Koshalek will serve the museum as a consultant for five years after he leaves his post and said he plans to stay in Los Angeles as a cultural advocate and facilitator for downtown Los Angeles, although he would not elaborate.

A charismatic leader, Koshalek, 56, has presided over an institution that began as nothing more than a dream of local contemporary art supporters but has become a major fixture on the international art scene. Presenting programs in two downtown facilities--an elegant structure on Grand Avenue and a vast warehouse-like space in Little Tokyo--the museum is the nation's largest showcase for contemporary art.

Under Koshalek's leadership, the museum is winding up a $25-million capital campaign that will bring its endowment to about $50 million. Koshalek also has encouraged the museum to embrace architecture in its exhibitions program and served as an advocate for the Walt Disney Concert Hall, designed by Los Angeles-based architect Frank O. Gehry.

Upon hearing the news of Koshalek's resignation, civic and cultural leaders praised his accomplishments.

"MOCA has grown into one of the cultural centerpieces of Los Angeles through the indefatigable efforts of Richard Koshalek, and this city is fortunate to have had him as director of the Museum of Contemporary Art," said Mayor Richard Riordan.

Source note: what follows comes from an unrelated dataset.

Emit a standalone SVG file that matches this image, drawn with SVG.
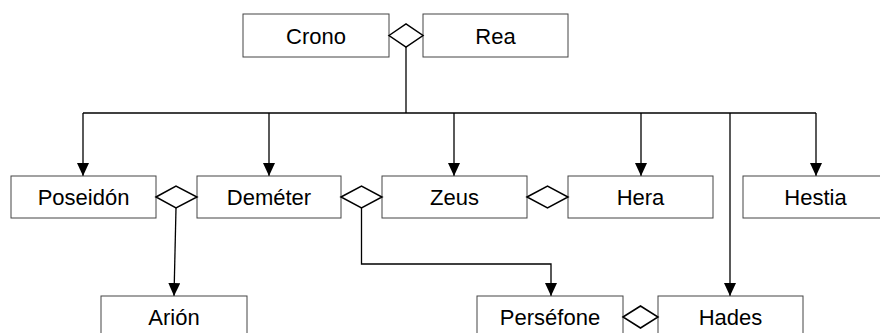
<svg xmlns="http://www.w3.org/2000/svg" width="880" height="333" viewBox="0 0 880 333">
  <style>
    .box rect { fill: #fff; stroke: #444; stroke-width: 1; }
    .box text { font-family: "Liberation Sans", Arial, sans-serif; font-size: 22px; fill: #000; text-anchor: middle; }
    .link { fill: none; stroke: #000; stroke-width: 1.3; }
    .dia { fill: #fff; stroke: #000; stroke-width: 1.5; }
  </style>
  <defs>
    <marker id="arrow" markerUnits="userSpaceOnUse" markerWidth="13" markerHeight="12" refX="13" refY="6" orient="auto">
      <path d="M0,0 L13,6 L0,12 z" fill="#000"/>
    </marker>
  </defs>
  <rect width="880" height="333" fill="#fff"/>

  <!-- connectors -->
  <g id="connectors">
    <path class="link" d="M406,47 V113"/>
    <path class="link" d="M83,113 H816"/>
    <path class="link" d="M83,113 V176" marker-end="url(#arrow)"/>
    <path class="link" d="M269,113 V176" marker-end="url(#arrow)"/>
    <path class="link" d="M454,113 V176" marker-end="url(#arrow)"/>
    <path class="link" d="M641,113 V176" marker-end="url(#arrow)"/>
    <path class="link" d="M816,113 V176" marker-end="url(#arrow)"/>
    <path class="link" d="M730,113 V296" marker-end="url(#arrow)"/>
    <path class="link" d="M176,208 L174,296" marker-end="url(#arrow)"/>
    <path class="link" d="M361.5,208 V264 H551 V296" marker-end="url(#arrow)"/>
  </g>

  <!-- generation 1 -->
  <g id="crono" class="box">
    <rect x="243" y="14" width="146" height="43"/>
    <text x="316" y="43.5">Crono</text>
  </g>
  <g id="rea" class="box">
    <rect x="423" y="14" width="145" height="43"/>
    <text x="495.5" y="43.5">Rea</text>
  </g>

  <!-- generation 2 -->
  <g id="poseidon" class="box">
    <rect x="11" y="176" width="145" height="42"/>
    <text x="83.5" y="205">Poseidón</text>
  </g>
  <g id="demeter" class="box">
    <rect x="197" y="176" width="144" height="42"/>
    <text x="269" y="205">Deméter</text>
  </g>
  <g id="zeus" class="box">
    <rect x="382" y="176" width="145" height="42"/>
    <text x="454.5" y="205">Zeus</text>
  </g>
  <g id="hera" class="box">
    <rect x="568" y="176" width="145" height="42"/>
    <text x="640.5" y="205">Hera</text>
  </g>
  <g id="hestia" class="box">
    <rect x="743" y="176" width="145" height="42"/>
    <text x="815.5" y="205">Hestia</text>
  </g>

  <!-- generation 3 -->
  <g id="arion" class="box">
    <rect x="101" y="296" width="146" height="42"/>
    <text x="174" y="325">Arión</text>
  </g>
  <g id="persefone" class="box">
    <rect x="477" y="296" width="146" height="42"/>
    <text x="550" y="325">Perséfone</text>
  </g>
  <g id="hades" class="box">
    <rect x="658" y="296" width="145" height="42"/>
    <text x="730.5" y="325">Hades</text>
  </g>

  <!-- marriage diamonds -->
  <g id="unions">
    <polygon class="dia" points="389,35.5 406,24 423,35.5 406,47"/>
    <polygon class="dia" points="156,197 176,186 197,197 176,208"/>
    <polygon class="dia" points="341,197 361.5,186 382,197 361.5,208"/>
    <polygon class="dia" points="527,197 547.5,186 568,197 547.5,208"/>
    <polygon class="dia" points="623,317 640.5,306 658,317 640.5,328"/>
  </g>
</svg>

John Walsh, director of the J. Paul Getty Museum, said, "Richard built MOCA, and now I can't imagine Los Angeles without MOCA or Richard. This is a business without many heroes, but what Richard did, not only to create MOCA but to be sure that the audience saw truly important and advanced art--not just the easy stuff--and to stay courageous when other people doubted MOCA, was heroic."